Objective:
Retype every line from the start of the entries below down to the line with "cos22 = [0.09, 0.151, 0.17, 0.25, 0.328];", both ends included; skip the pictures.

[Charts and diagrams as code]
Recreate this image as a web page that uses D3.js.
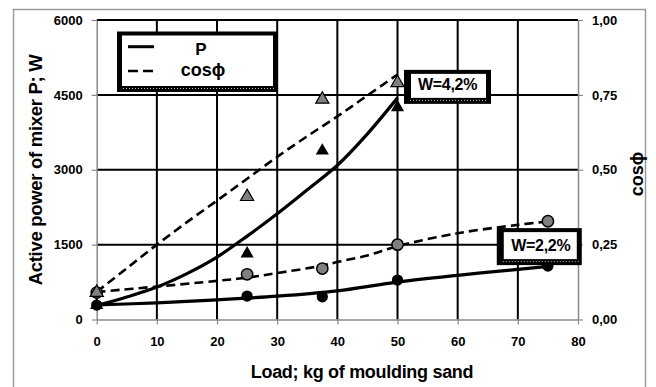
<!DOCTYPE html>
<html>
<head>
<meta charset="utf-8">
<script src="https://cdn.jsdelivr.net/npm/d3@7"></script>
<style>
  body { margin: 0; background: #fff; }
  text { font-family: "Liberation Sans", Arial, sans-serif; font-weight: bold; }
</style>
</head>
<body>
<div id="chart"></div>
<script>
// measured points, W = 4,2 %
var loads42 = [0, 25, 37.5, 50],
    power42 = [285, 1320, 3380, 4250],
    cos42 = [0.09, 0.41, 0.735, 0.79];

// measured points, W = 2,2 %
var loads22 = [0, 25, 37.5, 50, 75],
    power22 = [290, 470, 455, 790, 1070],
    cos22 = [0.09, 0.151, 0.17, 0.25, 0.328];

// trend lines
var trendLoads42 = [0, 5, 10, 15, 20, 25, 30, 35, 40, 45, 50],
    trendPower42 = [280, 450, 650, 920, 1250, 1670, 2120, 2600, 3090, 3720, 4440],
    trendCos42 = [0.092, 0.171, 0.25, 0.325, 0.397, 0.47, 0.543, 0.612, 0.678, 0.748, 0.818];

var trendLoads22p = [0, 10, 20, 30, 40, 50, 60, 70, 75],
    trendPower22 = [290, 335, 395, 468, 575, 750, 885, 1005, 1065];

var trendLoads22c = [0, 10, 20, 25, 30, 37.5, 40, 45, 50, 60, 70, 75],
    trendCos22 = [0.092, 0.11, 0.129, 0.14, 0.155, 0.18, 0.192, 0.214, 0.245, 0.288, 0.316, 0.327];

var xTicks = [0, 10, 20, 30, 40, 50, 60, 70, 80],
    powerTicks = [0, 1500, 3000, 4500, 6000],
    cosTicks = [0, 0.25, 0.5, 0.75, 1];

var width = 656, height = 387;

var svg = d3.select("#chart").append("svg")
    .attr("width", width).attr("height", height);

// outer frame
svg.append("rect")
    .attr("x", 13.5).attr("y", 9.5)
    .attr("width", 632).attr("height", 390)
    .attr("fill", "none").attr("stroke", "#9a9a9a").attr("stroke-width", 1.5);

var x = d3.scaleLinear().domain([0, 80]).range([96.7, 578]),
    yP = d3.scaleLinear().domain([0, 6000]).range([319.5, 20]),
    yC = d3.scaleLinear().domain([0, 1]).range([319.5, 20]);

// grid
var grid = svg.append("g");
grid.selectAll(".vg").data(xTicks.slice(1, -1)).enter().append("line")
    .attr("x1", d => x(d)).attr("x2", d => x(d))
    .attr("y1", yP(0)).attr("y2", yP(6000))
    .attr("stroke", "#000").attr("stroke-width", 2);
grid.selectAll(".hg").data(powerTicks.slice(1)).enter().append("line")
    .attr("x1", x(0)).attr("x2", x(80))
    .attr("y1", d => yP(d)).attr("y2", d => yP(d))
    .attr("stroke", "#000").attr("stroke-width", 2);

// axes
function styleAxis(g) {
    g.select(".domain").attr("stroke", "#8a8a8a").attr("stroke-width", 1.5);
    g.selectAll(".tick line").attr("stroke", "#8a8a8a").attr("stroke-width", 1.2);
    g.selectAll(".tick text").attr("fill", "#000")
        .style("font-family", "'Liberation Sans', Arial, sans-serif")
        .style("font-weight", "bold").style("font-size", "13px");
}

svg.append("g")
    .attr("transform", "translate(0," + yP(0) + ")")
    .call(d3.axisBottom(x).tickValues(xTicks).tickSize(5).tickSizeOuter(0).tickPadding(12))
    .call(styleAxis);

svg.append("g")
    .attr("transform", "translate(" + x(0) + ",0)")
    .call(d3.axisLeft(yP).tickValues(powerTicks).tickSize(5).tickSizeOuter(0).tickPadding(9)
        .tickFormat(d3.format("d")))
    .call(styleAxis);

svg.append("g")
    .attr("transform", "translate(" + x(80) + ",0)")
    .call(d3.axisRight(yC).tickValues(cosTicks).tickSize(5).tickSizeOuter(0).tickPadding(9)
        .tickFormat(d => d3.format(".2f")(d).replace(".", ",")))
    .call(styleAxis);

// axis titles
svg.append("text")
    .attr("transform", "translate(42,170) rotate(-90)")
    .attr("text-anchor", "middle").style("font-size", "18.5px").style("letter-spacing", "-0.3px")
    .text("Active power of mixer P; W");

svg.append("text")
    .attr("x", 362).attr("y", 378)
    .attr("text-anchor", "middle").style("font-size", "18px").style("letter-spacing", "-0.3px")
    .text("Load; kg of moulding sand");

svg.append("text")
    .attr("transform", "translate(643,174) rotate(-90)")
    .attr("text-anchor", "middle").style("font-size", "18px")
    .text("cosϕ");

// trend lines
var lineP = d3.line().x(d => x(d[0])).y(d => yP(d[1])).curve(d3.curveCatmullRom),
    lineC = d3.line().x(d => x(d[0])).y(d => yC(d[1])).curve(d3.curveCatmullRom);

function pairs(a, b) { return a.map((v, i) => [v, b[i]]); }

var lines = svg.append("g").attr("fill", "none").attr("stroke", "#000");
lines.append("path").attr("d", lineP(pairs(trendLoads42, trendPower42))).attr("stroke-width", 3.2);
lines.append("path").attr("d", lineP(pairs(trendLoads22p, trendPower22))).attr("stroke-width", 3.2);
lines.append("path").attr("d", lineC(pairs(trendLoads42, trendCos42)))
    .attr("stroke-width", 2.6).attr("stroke-dasharray", "9,5");
lines.append("path").attr("d", lineC(pairs(trendLoads22c, trendCos22)))
    .attr("stroke-width", 2.6).attr("stroke-dasharray", "9,5");

// markers
var circle = d3.symbol().type(d3.symbolCircle).size(100),
    tri = d3.symbol().type(d3.symbolTriangle).size(75);

var marks = svg.append("g");
marks.selectAll(".c22").data(pairs(loads22, cos22)).enter().append("path")
    .attr("d", circle).attr("transform", d => "translate(" + x(d[0]) + "," + yC(d[1]) + ")")
    .attr("fill", "#808080").attr("stroke", "#000").attr("stroke-width", 1.5);
marks.selectAll(".p22").data(pairs(loads22, power22)).enter().append("path")
    .attr("d", circle).attr("transform", d => "translate(" + x(d[0]) + "," + yP(d[1]) + ")")
    .attr("fill", "#000");
marks.selectAll(".c42").data(pairs(loads42, cos42)).enter().append("path")
    .attr("d", tri).attr("transform", d => "translate(" + x(d[0]) + "," + yC(d[1]) + ")")
    .attr("fill", "#808080").attr("stroke", "#000").attr("stroke-width", 1.2);
marks.selectAll(".p42").data(pairs(loads42, power42)).enter().append("path")
    .attr("d", tri).attr("transform", d => "translate(" + x(d[0]) + "," + yP(d[1]) + ")")
    .attr("fill", "#000");

// framed boxes with a dotted shadow edge
function framedBox(x0, y0, w, h, left) {
    var g = svg.append("g");
    g.append("rect").attr("x", x0).attr("y", y0).attr("width", w).attr("height", h).attr("fill", "#000");
    g.append("rect").attr("x", x0 + left).attr("y", y0 + 4).attr("width", w - left - 5).attr("height", h - 10).attr("fill", "#fff");
    g.append("line").attr("x1", x0 + 6).attr("x2", x0 + w - 3)
        .attr("y1", y0 + h - 3.5).attr("y2", y0 + h - 3.5)
        .attr("stroke", "#bbb").attr("stroke-width", 1).attr("stroke-dasharray", "1,2");
    return g;
}

// legend
var legend = framedBox(117, 31.5, 161, 60.5, 5);
legend.append("line").attr("x1", 128).attr("x2", 154).attr("y1", 46.7).attr("y2", 46.7)
    .attr("stroke", "#000").attr("stroke-width", 3);
legend.append("line").attr("x1", 128).attr("x2", 157).attr("y1", 71).attr("y2", 71)
    .attr("stroke", "#000").attr("stroke-width", 2.5).attr("stroke-dasharray", "10,5");
legend.append("text").attr("x", 201).attr("y", 55).attr("text-anchor", "middle")
    .style("font-size", "17px").text("P");
legend.append("text").attr("x", 203).attr("y", 76).attr("text-anchor", "middle")
    .style("font-size", "18px").text("cosϕ");

// series labels
var b1 = framedBox(x(50) + 6.5, yP(4500) - 25, 87, 34, 7);
b1.append("text").attr("x", x(50) + 50).attr("y", yP(4500) - 5).attr("text-anchor", "middle")
    .style("font-size", "16px").style("letter-spacing", "-0.3px").text("W=4,2%");

var b2 = framedBox(x(66.5), yC(0.25) - 16.5, 85, 37, 7);
b2.append("text").attr("x", x(66.5) + 44).attr("y", yC(0.25) + 6).attr("text-anchor", "middle")
    .style("font-size", "16px").style("letter-spacing", "-0.3px").text("W=2,2%");
</script>
</body>
</html>
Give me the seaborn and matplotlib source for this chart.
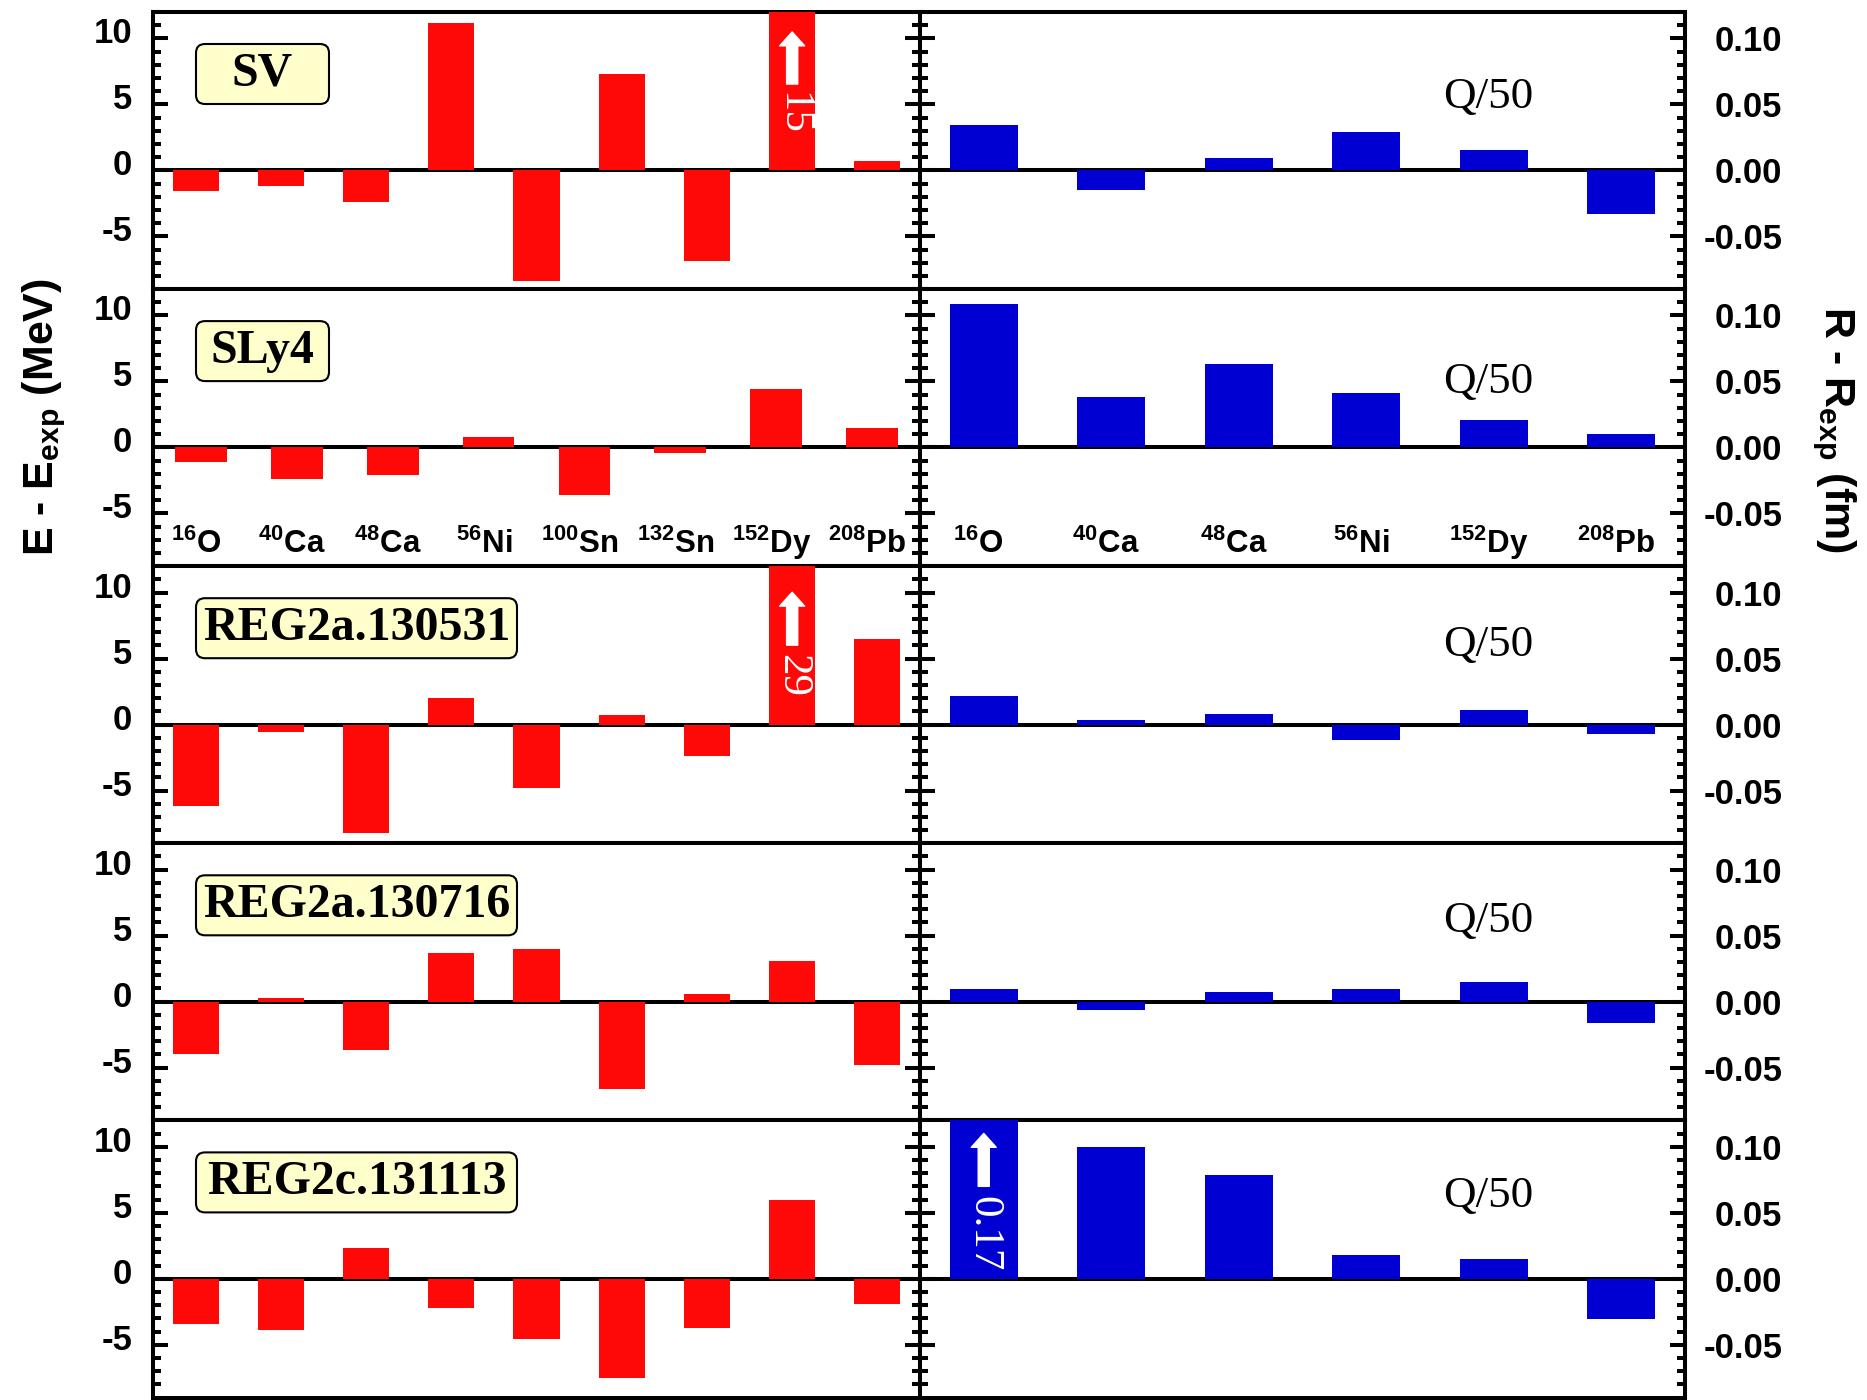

Solution for this task:
Recreate this image as a web page that uses D3.js.
<!DOCTYPE html>
<html>
<head>
<meta charset="utf-8">
<script src="https://cdn.jsdelivr.net/npm/d3@7"></script>
<style>
  body { margin: 0; background: #fff; }
  text { font-family: "Liberation Sans", Arial, sans-serif; font-weight: bold; }
</style>
</head>
<body>
<div id="chart"></div>
<script>
// measured points, W = 4,2 %
var loads42 = [0, 25, 37.5, 50],
    power42 = [285, 1320, 3380, 4250],
    cos42 = [0.09, 0.41, 0.735, 0.79];

// measured points, W = 2,2 %
var loads22 = [0, 25, 37.5, 50, 75],
    power22 = [290, 470, 455, 790, 1070],
    cos22 = [0.09, 0.151, 0.17, 0.25, 0.328];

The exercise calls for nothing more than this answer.